I. RELATÓRIO AUTOR/SINISTRADO: P. P., sob o patrocínio do Ministério Público RÉS: Companhia de Seguros X Portugal, S.A. e empregadora Y – Trabalho Temporário, Unipessoal, SA.

ACÇÃO- especial emergente de acidente de trabalho.

A acção prosseguiu para a fase contenciosa apenas porque a entidade empregadora discordou da remuneração do sinistrado proposta na tentativa de conciliação, a qual teve por base o salário mínimo em França (€1.466,62). Houve acordo sobre todos os demais pressupostos do acidente de trabalho.

PEDIDO: reclama : €8.812,67 de indemnização por ITA a pagar pela empregadora; €250,75 de indemnização por ITP, cabendo à ré seguradora €92,02 e à ré entidade empregadora €158,73; €11.563,54 de indemnização por ITA após a recaída, cabendo à ré seguradora €35,41 e à ré entidade empregadora €11.528,13; a pensão anual e vitalícia de €1.219,67, com início em 22/11/2017, cabendo à ré seguradora €516,72 e à ré entidade empregadora €702,95; €25,00 de deslocações obrigatórias, a pagar pela ré seguradora; juros de mora vencidos e vincendos à taxa legal.

CAUSA DE PEDIR: sofreu um acidente de trabalho quando trabalhava deslocado no estrangeiro.
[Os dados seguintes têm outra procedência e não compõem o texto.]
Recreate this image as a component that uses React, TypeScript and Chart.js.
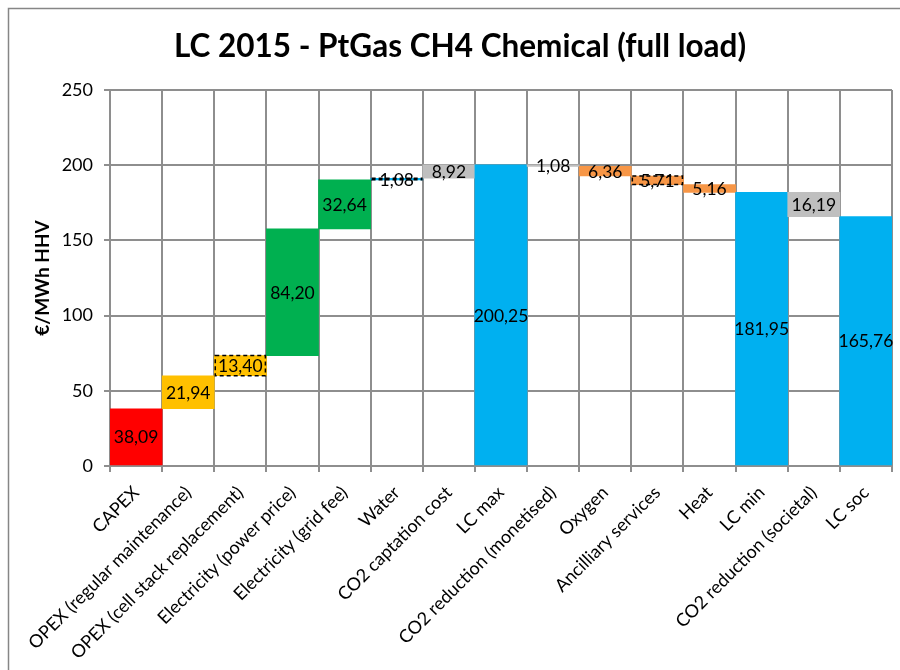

Demanda a ré seguradora e a ré entidade empregadora, porque à data do acidente o autor encontrava-se destacado em França, país onde, no ano de 2016, a retribuição mínima mensal garantida (“salaire minimum de croissance”) era de €1.466,62. A ré empregadora apenas tinha transferida para a ré seguradora a responsabilidade infortunística pela retribuição de €9.227,06. Invoca, entre o mais, o preceituado no artº 71º, nºs 1, 2 e 3 da Lei 98/2009, de 04/09 e o artº 3º da Directiva 96/71/CE do Parlamento Europeu e do conselho de 16/12/1996.

CONTESTAÇÃO: a ré empregadora alega que não poderá ser tido em consideração o salário mínimo nacional de França para efeitos de definição e cálculo das prestações. Ao trabalhador português, a lei assegura as garantias mínimas constantes da legislação nacional, mesmo que não aplicável. Conforme o contrato celebrado, as partes acordaram que seria aplicável a lei portuguesa. Sendo o critério primordial o constante do artº 8º do Regulamento (CE) nº 593/2008 do Parlamento Europeu e do Conselho de 17/06/2008, que é o da escolha (liberdade) das partes, aliás já consagrado no artº 3º do Tratado de Roma. No caso, não apenas as partes escolheram sujeitar o contrato à lei portuguesa, como também, devido ao caracter passageiro, curto e temporário do trabalho, igualmente a conexão mais estreita aludida no nº 2 do artº 6º do Tratado de Roma, é com Portugal, sob pena de violação do princípio máximo da livre concorrência e circulação de pessoas e bens entre Estados Membros. Ademais, em França não se paga o subsídio de férias e de Natal, a não ser por acordo colectivo, razão pela qual, ainda que se entendesse ser aplicável a lei francesa quanto ao salário mínimo, tais prestações não podem ser levadas em consideração para os cálculos das prestações devidas ao autor.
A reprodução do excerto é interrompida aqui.